• [INPUT FOR THIS TASK]
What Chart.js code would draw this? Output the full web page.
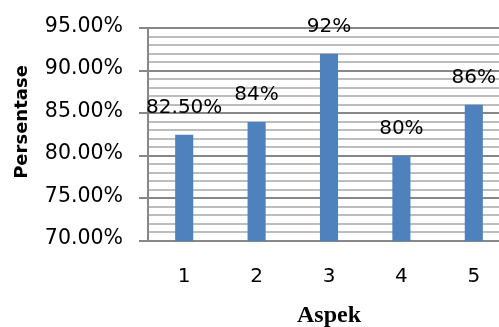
<!DOCTYPE html>
<html>
<head>
<meta charset="utf-8">
<script src="https://cdn.jsdelivr.net/npm/chart.js@4/dist/chart.umd.min.js"></script>
<style>
  html, body { margin: 0; padding: 0; background: #ffffff; overflow: hidden; }
  #wrap { width: 499px; height: 327px; overflow: hidden; }
  canvas { display: block; }
</style>
</head>
<body>
<div id="wrap"><canvas id="chart" width="510" height="327"></canvas></div>
<script>
// Aspek categories and their percentages
const aspekLabels = ['1', '2', '3', '4', '5'];
const persentaseValues = [82.5, 84, 92, 80, 86];
const valueLabels = ['82.50%', '84%', '92%', '80%', '86%'];

// y axis range and labelled (major) ticks
const yMin = 70;
const yMax = 95;
const yMajorTicks = [70, 75, 80, 85, 90, 95];
const yMajorLabels = ['70.00%', '75.00%', '80.00%', '85.00%', '90.00%', '95.00%'];

const yTitleText = 'Persentase';
const xTitleText = 'Aspek';

const MAJOR_GRID = '#878787';
const MINOR_GRID = '#bdbdbd';

// value labels above each bar
const barValueLabels = {
  id: 'barValueLabels',
  afterDatasetsDraw(chart) {
    const { ctx } = chart;
    const meta = chart.getDatasetMeta(0);
    ctx.save();
    ctx.font = '20px "DejaVu Sans"';
    ctx.fillStyle = '#000000';
    ctx.textAlign = 'center';
    ctx.textBaseline = 'middle';
    meta.data.forEach((bar, i) => {
      ctx.fillText(valueLabels[i], bar.x, bar.y - 27);
    });
    ctx.restore();
  }
};

// rotated y axis title
const yAxisTitle = {
  id: 'yAxisTitle',
  afterDraw(chart) {
    const { ctx } = chart;
    ctx.save();
    ctx.translate(22, 122);
    ctx.rotate(-Math.PI / 2);
    ctx.font = 'bold 18px "DejaVu Sans"';
    ctx.fillStyle = '#000000';
    ctx.textAlign = 'center';
    ctx.textBaseline = 'middle';
    ctx.fillText(yTitleText, 0, 0);
    ctx.restore();
  }
};

new Chart(document.getElementById('chart'), {
  type: 'bar',
  data: {
    labels: aspekLabels,
    datasets: [{
      data: persentaseValues,
      backgroundColor: '#4f81bd',
      borderWidth: 0,
      barPercentage: 0.25,
      categoryPercentage: 1.0
    }]
  },
  options: {
    responsive: false,
    animation: false,
    devicePixelRatio: 1,
    layout: { padding: { top: 23, right: 0, bottom: 0, left: 0 } },
    plugins: {
      legend: { display: false },
      tooltip: { enabled: false }
    },
    scales: {
      x: {
        grid: { display: false, drawTicks: false },
        border: { display: false },
        ticks: {
          color: '#000000',
          font: { family: 'DejaVu Sans', size: 20 },
          padding: 24
        },
        title: {
          display: true,
          text: xTitleText,
          color: '#000000',
          font: { family: 'Liberation Serif', size: 24, weight: 'bold' },
          padding: { top: 0, bottom: -3 }
        },
        afterFit(scale) { scale.height = 86; }
      },
      y: {
        min: yMin,
        max: yMax,
        ticks: {
          stepSize: 1,
          autoSkip: false,
          color: '#000000',
          font: { family: 'DejaVu Sans', size: 20.5 },
          padding: 16,
          labelOffset: -2,
          callback(value) {
            const idx = yMajorTicks.indexOf(value);
            return idx >= 0 ? yMajorLabels[idx] : '';
          }
        },
        grid: {
          lineWidth: 2,
          tickLength: 9,
          color(c) { return c.tick && c.tick.value % 5 === 0 ? MAJOR_GRID : MINOR_GRID; },
          tickColor(c) { return c.tick && c.tick.value % 5 === 0 ? MAJOR_GRID : 'rgba(0,0,0,0)'; }
        },
        border: { display: true, color: MAJOR_GRID, width: 2 },
        afterFit(scale) { scale.width = 148; }
      }
    }
  },
  plugins: [barValueLabels, yAxisTitle]
});
</script>
</body>
</html>
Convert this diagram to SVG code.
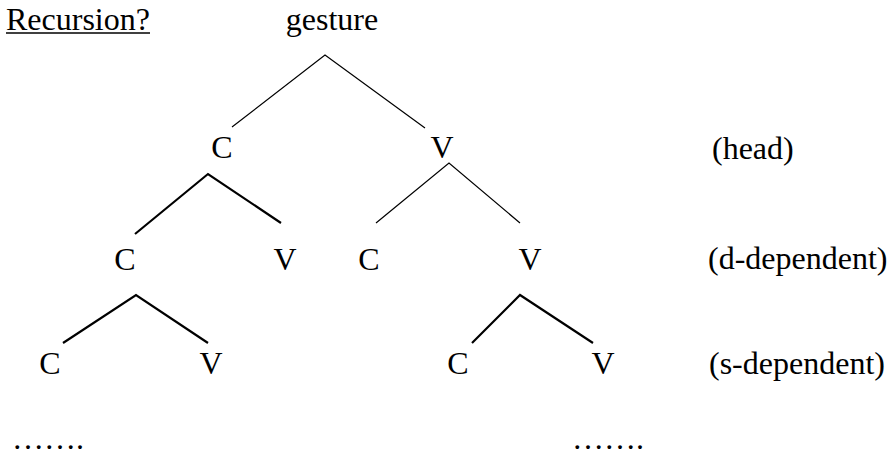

• [WRITTEN REQUEST] Copy the records above from the first line through the line containing "const MINOR_GRID = '#bdbdbd';", both included, and leave out any pictures.

• [FINISHED TASK]
What Chart.js code would draw this? Output the full web page.
<!DOCTYPE html>
<html>
<head>
<meta charset="utf-8">
<script src="https://cdn.jsdelivr.net/npm/chart.js@4/dist/chart.umd.min.js"></script>
<style>
  html, body { margin: 0; padding: 0; background: #ffffff; overflow: hidden; }
  #wrap { width: 499px; height: 327px; overflow: hidden; }
  canvas { display: block; }
</style>
</head>
<body>
<div id="wrap"><canvas id="chart" width="510" height="327"></canvas></div>
<script>
// Aspek categories and their percentages
const aspekLabels = ['1', '2', '3', '4', '5'];
const persentaseValues = [82.5, 84, 92, 80, 86];
const valueLabels = ['82.50%', '84%', '92%', '80%', '86%'];

// y axis range and labelled (major) ticks
const yMin = 70;
const yMax = 95;
const yMajorTicks = [70, 75, 80, 85, 90, 95];
const yMajorLabels = ['70.00%', '75.00%', '80.00%', '85.00%', '90.00%', '95.00%'];

const yTitleText = 'Persentase';
const xTitleText = 'Aspek';

const MAJOR_GRID = '#878787';
const MINOR_GRID = '#bdbdbd';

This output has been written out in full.